Top Five Studying Techniques for College

Everyone’s brain functions differently. When you’re in college you should be prepared for an increased workload, and a greater amount of tests. Midterms, finals, and quizzes will all require a decent amount of studying. The technique you choose is up to you, but here are some helpful studying techniques:

1. Cramming

Most professors and academic advisors will warn you that cramming for exams is not the best way to study. When you try to learn and memorize everything that is on the exam the night before or the morning of, all you will do is store that information in your short-term memory bank. The short-term memory bank also holds things like where you left your car keys, and how much money you spent on lunch, so it’s not an effective place to hold test information.

On the other hand, if you’ve always crammed for tests, and have always performed well then don’t change a good thing! Don’t mold your test taking strategies to fit anyone else, because if it ain’t broke don’t fix it! Just be sure you understand the material ahead of time. If you don’t understand the course material, visit your professor during office hours, or hire a tutor.

2. Note Cards

Note cards are helpful because when you read information and immediately write it down you will retain it easily. Note cards are also handy because they are transported easily and so you can take them to the library, a coffee shop, or wherever else you prefer to study. Note cards work best when short sentences of information are written on them, so you can quickly flip through them and quiz yourself.

3. Study Groups

Some students do well when they study with peers in the same classes. The act of discussing the material, and quizzing each other allows students to remember the information easily, while interacting in a group. If you do well in group situations and can still focus on your schoolwork while being social, try this method of studying out. More on the benefits of study groups...

4. Mock Tests

Connect with fellow students to scour your readings and notes to create a list of possible questions that will be on your quiz or test. This mock test will be great practice for the real thing, plus you will be able to review key facts in your lesson plans.

5. Create Summary Sheets

After each one of your lessons, create a "one-sheeter" of the most important points in the lesson plan. A few days before the test, leading all the way up to the test, review these sheets. Highlight facts of interest and even collaborate with pupils to study the abbreviated summary sheets.
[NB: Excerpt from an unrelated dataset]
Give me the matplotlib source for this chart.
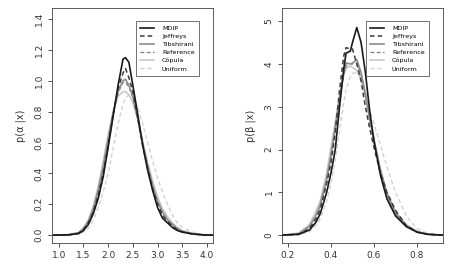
import numpy as np
import matplotlib.pyplot as plt

# posterior densities
labels = ["MDIP", "Jeffreys", "Tibshirani", "Reference", "Cópula", "Uniform"]

alpha_x = [0.9, 1.2, 1.4, 1.5, 1.6, 1.7, 1.8, 1.9, 2.0, 2.1, 2.2, 2.3, 2.35, 2.42,
           2.5, 2.6, 2.7, 2.8, 2.9, 3.0, 3.1, 3.2, 3.3, 3.4, 3.5, 3.7, 3.9, 4.12]
alpha_y = {
    "MDIP":       [0, 0.002, 0.01, 0.03, 0.07, 0.14, 0.24, 0.38, 0.57, 0.77, 0.97, 1.14, 1.15, 1.12,
                   0.97, 0.78, 0.58, 0.42, 0.29, 0.18, 0.11, 0.08, 0.05, 0.03, 0.02, 0.008, 0.002, 0],
    "Jeffreys":   [0, 0.002, 0.012, 0.035, 0.08, 0.15, 0.26, 0.40, 0.58, 0.78, 0.95, 1.05, 1.08, 1.02,
                   0.93, 0.76, 0.58, 0.43, 0.30, 0.20, 0.13, 0.09, 0.06, 0.035, 0.02, 0.008, 0.002, 0],
    "Tibshirani": [0, 0.003, 0.015, 0.04, 0.09, 0.17, 0.29, 0.44, 0.62, 0.79, 0.93, 1.00, 1.01, 0.97,
                   0.90, 0.75, 0.59, 0.45, 0.32, 0.22, 0.15, 0.10, 0.07, 0.04, 0.025, 0.01, 0.003, 0],
    "Reference":  [0, 0.003, 0.014, 0.04, 0.09, 0.17, 0.29, 0.44, 0.62, 0.79, 0.92, 0.99, 0.99, 0.96,
                   0.89, 0.75, 0.59, 0.45, 0.32, 0.22, 0.15, 0.10, 0.07, 0.045, 0.025, 0.01, 0.003, 0],
    "Cópula":     [0, 0.004, 0.018, 0.05, 0.10, 0.19, 0.32, 0.48, 0.65, 0.80, 0.90, 0.93, 0.93, 0.91,
                   0.86, 0.75, 0.61, 0.47, 0.35, 0.25, 0.17, 0.12, 0.08, 0.05, 0.03, 0.012, 0.004, 0],
    "Uniform":    [0, 0.001, 0.006, 0.02, 0.045, 0.10, 0.18, 0.28, 0.40, 0.56, 0.72, 0.85, 0.89, 0.91,
                   0.90, 0.83, 0.72, 0.60, 0.48, 0.37, 0.28, 0.20, 0.13, 0.08, 0.05, 0.02, 0.006, 0],
}

beta_x = [0.17, 0.25, 0.30, 0.33, 0.35, 0.38, 0.40, 0.42, 0.44, 0.46, 0.47, 0.49, 0.50, 0.52,
          0.54, 0.56, 0.58, 0.60, 0.63, 0.66, 0.70, 0.75, 0.80, 0.85, 0.92]
beta_y = {
    "MDIP":       [0, 0.02, 0.12, 0.30, 0.50, 1.00, 1.45, 2.00, 3.00, 3.90, 4.25, 4.30, 4.50, 4.85,
                   4.50, 3.80, 2.90, 2.20, 1.40, 0.85, 0.45, 0.20, 0.07, 0.02, 0],
    "Jeffreys":   [0, 0.02, 0.15, 0.38, 0.60, 1.20, 1.70, 2.40, 3.40, 4.20, 4.38, 4.35, 4.35, 4.00,
                   3.60, 3.00, 2.50, 2.05, 1.45, 1.00, 0.58, 0.22, 0.07, 0.02, 0],
    "Tibshirani": [0, 0.03, 0.20, 0.45, 0.70, 1.30, 1.85, 2.50, 3.20, 3.80, 4.02, 4.00, 4.02, 4.10,
                   3.80, 3.30, 2.70, 2.20, 1.50, 0.95, 0.50, 0.22, 0.08, 0.02, 0],
    "Reference":  [0, 0.03, 0.20, 0.45, 0.70, 1.30, 1.85, 2.50, 3.15, 3.75, 3.95, 4.00, 4.00, 4.02,
                   3.75, 3.30, 2.72, 2.22, 1.52, 0.97, 0.52, 0.23, 0.08, 0.02, 0],
    "Cópula":     [0, 0.05, 0.25, 0.55, 0.80, 1.45, 2.05, 2.65, 3.25, 3.75, 3.90, 3.95, 3.92, 3.85,
                   3.65, 3.25, 2.75, 2.25, 1.55, 1.00, 0.55, 0.25, 0.09, 0.03, 0],
    "Uniform":    [0, 0.01, 0.08, 0.22, 0.38, 0.80, 1.20, 1.75, 2.45, 3.10, 3.40, 3.70, 3.78, 3.80,
                   3.65, 3.35, 2.95, 2.60, 2.10, 1.60, 1.00, 0.45, 0.15, 0.04, 0],
}

styles = {
    "MDIP":       dict(color="#1a1a1a", ls="-", lw=1.2),
    "Jeffreys":   dict(color="#3a3a3a", ls=(0, (3, 2)), lw=1.1),
    "Tibshirani": dict(color="#8c8c8c", ls="-", lw=1.2),
    "Reference":  dict(color="#7a7a7a", ls=(0, (3, 2)), lw=0.9),
    "Cópula":     dict(color="#c4c4c4", ls="-", lw=1.1),
    "Uniform":    dict(color="#d2d2d2", ls=(0, (3, 2)), lw=1.0),
}

fig = plt.figure(figsize=(4.51, 2.76), dpi=100)
ax1 = fig.add_axes([0.115, 0.12, 0.357, 0.85])
ax2 = fig.add_axes([0.625, 0.12, 0.357, 0.85])

def draw(ax, xs, ys, xlim, ylim, xticks, yticks, ylabel, yfmt):
    for name in labels[::-1]:
        ax.plot(xs, ys[name], label=name, **styles[name])
    ax.set_xlim(*xlim)
    ax.set_ylim(*ylim)
    ax.set_xticks(xticks)
    ax.set_yticks(yticks)
    ax.set_xticklabels([f"{t:.1f}" for t in xticks])
    ax.set_yticklabels([yfmt(t) for t in yticks], rotation=90, va="center")
    ax.tick_params(labelsize=6.5, colors="#333333", length=3, width=0.6, pad=3)
    for s in ax.spines.values():
        s.set_linewidth(0.6)
        s.set_color("#444444")
    ax.set_ylabel(ylabel, fontsize=7, color="#333333", labelpad=6)
    h, l = ax.get_legend_handles_labels()
    leg = ax.legend(h[::-1], l[::-1], loc="upper right", bbox_to_anchor=(0.935, 0.96),
                    fontsize=4.6, frameon=True, fancybox=False, handlelength=2.2,
                    handletextpad=1.2, labelspacing=0.42, borderpad=0.7)
    leg.get_frame().set_edgecolor("#333333")
    leg.get_frame().set_linewidth(0.6)

draw(ax1, alpha_x, alpha_y, (0.86, 4.12), (-0.05, 1.47),
     [1.0, 1.5, 2.0, 2.5, 3.0, 3.5, 4.0], [0.0, 0.2, 0.4, 0.6, 0.8, 1.0, 1.2, 1.4],
     "p(α |x)", lambda t: f"{t:.1f}")
draw(ax2, beta_x, beta_y, (0.172, 0.92), (-0.18, 5.3),
     [0.2, 0.4, 0.6, 0.8], [0, 1, 2, 3, 4, 5],
     "p(β |x)", lambda t: f"{t:d}")

fig.savefig("out.png", dpi=100)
Whatever method of studying you choose, it’s important to get plenty of sleep the night before your exam. When you wake up, be sure to eat a healthy breakfast and leave plenty of time to arrive at your class punctually. Formulate a studying game plan that works best for you and perform well on all your exams. Whether you are a Certificate/Diploma seeker, or pursuing an online Doctorate degree, these study tips are relevant to all degree levels.